On 3 May, WILPF Nigeria gathered 13 civil society organisations and supporters to protest against a recent massacre carried out by armed Fulani herdsmen in Enugu State in the southeast part of Nigeria. The massacre, which is part of an increased number of deadly attacks by Fulani herdsmen, happened on 25 April and claimed several lives and forced people to flee their homes.
“We strongly condemn the killings, rape, abductions and maiming of our people in vulnerable communities. We strongly condemn security agencies who despite early signs failed the law abiding citizens they were supposed to protect,” said Joy Onyesoh, President of WILPF Nigeria and the initiator of the demonstration in a joint statement to the media.
The demonstrators also called for humanitarian aid to victims and demanded “accountability and zero tolerance for unlawful extra-judicial killings and wanton destruction of properties in accordance with Nigeria’s constitution and obligations under international human rights laws.”
Enugu’s governor responded to the demonstrators and promised, among other things, that a displacement camp would be organised for those who abandoned their homes at the wake of the invasion.
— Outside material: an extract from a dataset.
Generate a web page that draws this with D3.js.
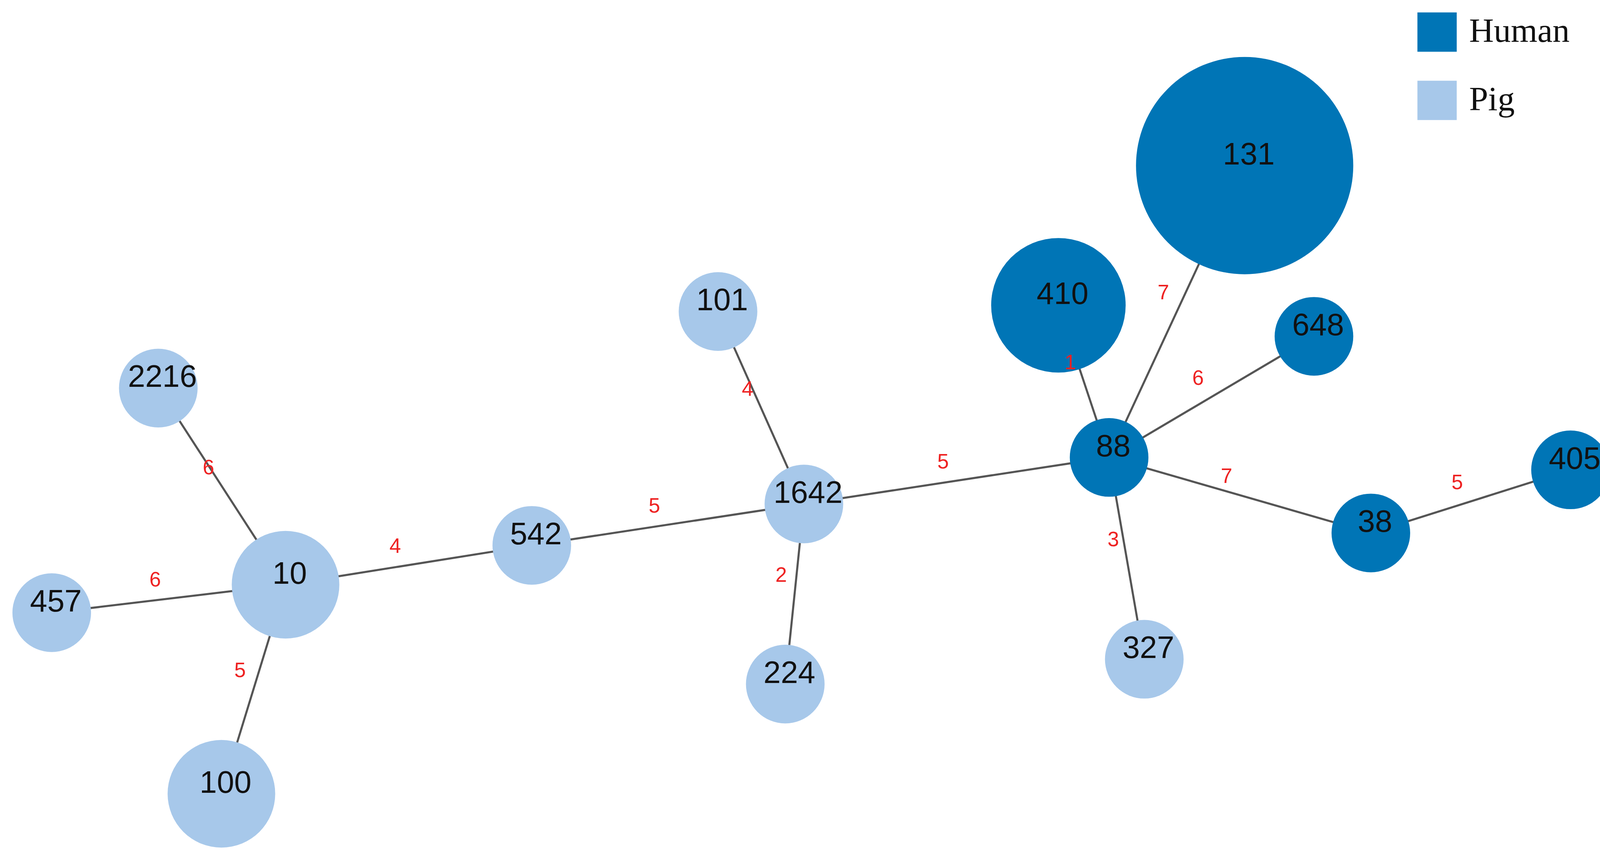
<!DOCTYPE html>
<html>
<head>
<meta charset="utf-8">
<script src="https://cdn.jsdelivr.net/npm/d3@7"></script>
<style>body{margin:0;background:#fff;}</style>
</head>
<body>
<div id="container"></div>
<script>
let w = 4153;
let h = 2201;

// nodes (reference coords, 1568 wide)
let nodeIds   = ["131","410","648","88","405","38","327","1642","101","224","542","10","2216","457","100"];
let nodeX     = [1203,1023,1270,1072,1518,1325,1106,777,694,759,514,276,153,50,214];
let nodeY     = [160,295,325,442,454,515,637,487,301,661,527,565,375,592,767];
let nodeR     = [105,65,38,38,38,38,38,38,38,38,38,52,38,38,52];
let nodeHost  = ["Human","Human","Human","Human","Human","Human","Pig","Pig","Pig","Pig","Pig","Pig","Pig","Pig","Pig"];

let edgeSource = ["88","88","88","88","88","38","1642","1642","1642","542","10","10","10"];
let edgeTarget = ["131","410","648","38","327","405","88","101","224","1642","542","2216","457"];
let edgeWeight = [7,1,6,7,3,5,5,4,2,5,4,6,6];
edgeSource.push("10"); edgeTarget.push("100"); edgeWeight.push(5);

let hosts = ["Human","Pig"];
let colors = ["#0075b6","#a7c8ea"];

let x = d3.scaleLinear().domain([0,1568]).range([0,w]);
let y = d3.scaleLinear().domain([0,831]).range([0,h]);
let k = w/1568;
let color = d3.scaleOrdinal().domain(hosts).range(colors);

let viz = d3.select("#container").append("svg")
    .attr("width", w).attr("height", h)
    .style("background-color", "white");

let nodes = nodeIds.map(function(d,i){
  return {id:d, x:nodeX[i], y:nodeY[i], r:nodeR[i], host:nodeHost[i]};
});
let byId = {};
nodes.forEach(function(n){ byId[n.id] = n; });
let edges = edgeSource.map(function(s,i){
  return {s:byId[s], t:byId[edgeTarget[i]], wgt:edgeWeight[i]};
});

// edges
viz.append("g").selectAll("line").data(edges).enter().append("line")
  .attr("x1", d => x(d.s.x)).attr("y1", d => y(d.s.y))
  .attr("x2", d => x(d.t.x)).attr("y2", d => y(d.t.y))
  .attr("stroke", "#555").attr("stroke-width", 2*k);

// nodes
viz.append("g").selectAll("circle").data(nodes).enter().append("circle")
  .attr("cx", d => x(d.x)).attr("cy", d => y(d.y))
  .attr("r", d => d.r*k)
  .attr("fill", d => color(d.host));

// edge labels
viz.append("g").selectAll("text").data(edges).enter().append("text")
  .attr("x", d => x((d.s.x+d.t.x)/2 - 13))
  .attr("y", d => y((d.s.y+d.t.y)/2 - 17))
  .attr("text-anchor","middle").attr("dominant-baseline","middle")
  .attr("fill","#ee2222")
  .style("font-family","Liberation Sans, Arial, sans-serif")
  .style("font-size", (20*k)+"px")
  .text(d => d.wgt);

// node labels
viz.append("g").selectAll("text").data(nodes).enter().append("text")
  .attr("x", d => x(d.x + 4)).attr("y", d => y(d.y - 9))
  .attr("text-anchor","middle").attr("dominant-baseline","middle")
  .attr("fill","#111")
  .style("font-family","Liberation Sans, Arial, sans-serif")
  .style("font-size", (30*k)+"px")
  .text(d => d.id);

// legend
let legend = viz.append("g").selectAll("g").data(hosts).enter().append("g");
legend.append("rect")
  .attr("x", x(1370)).attr("y", (d,i) => y(12 + i*66))
  .attr("width", 38*k).attr("height", 38*k)
  .attr("fill", d => color(d));
legend.append("text")
  .attr("x", x(1420)).attr("y", (d,i) => y(33 + i*66))
  .attr("dominant-baseline","middle")
  .style("font-family","Liberation Serif, Times New Roman, serif")
  .style("font-size", (33*k)+"px")
  .attr("fill","#111")
  .text(d => d);
</script>
</body>
</html>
The recent increases in violence by Fulani herdsmen is linked to increased arms proliferation, climate change and impacts on agriculture, state responsibility and impunity. But the issue is not new. Disagreements over the use of essential resources such as farmland and water between farmers and Fulani herdsmen have killed thousands of people over the past two decades.
On 28 April, in a direct response to the massacre, WILPF Nigeria held a meeting where they tried to find solutions to the increased attacks by herdsmen on communities. They also visited the affected community, spoke with survivors and victims and offered assistance.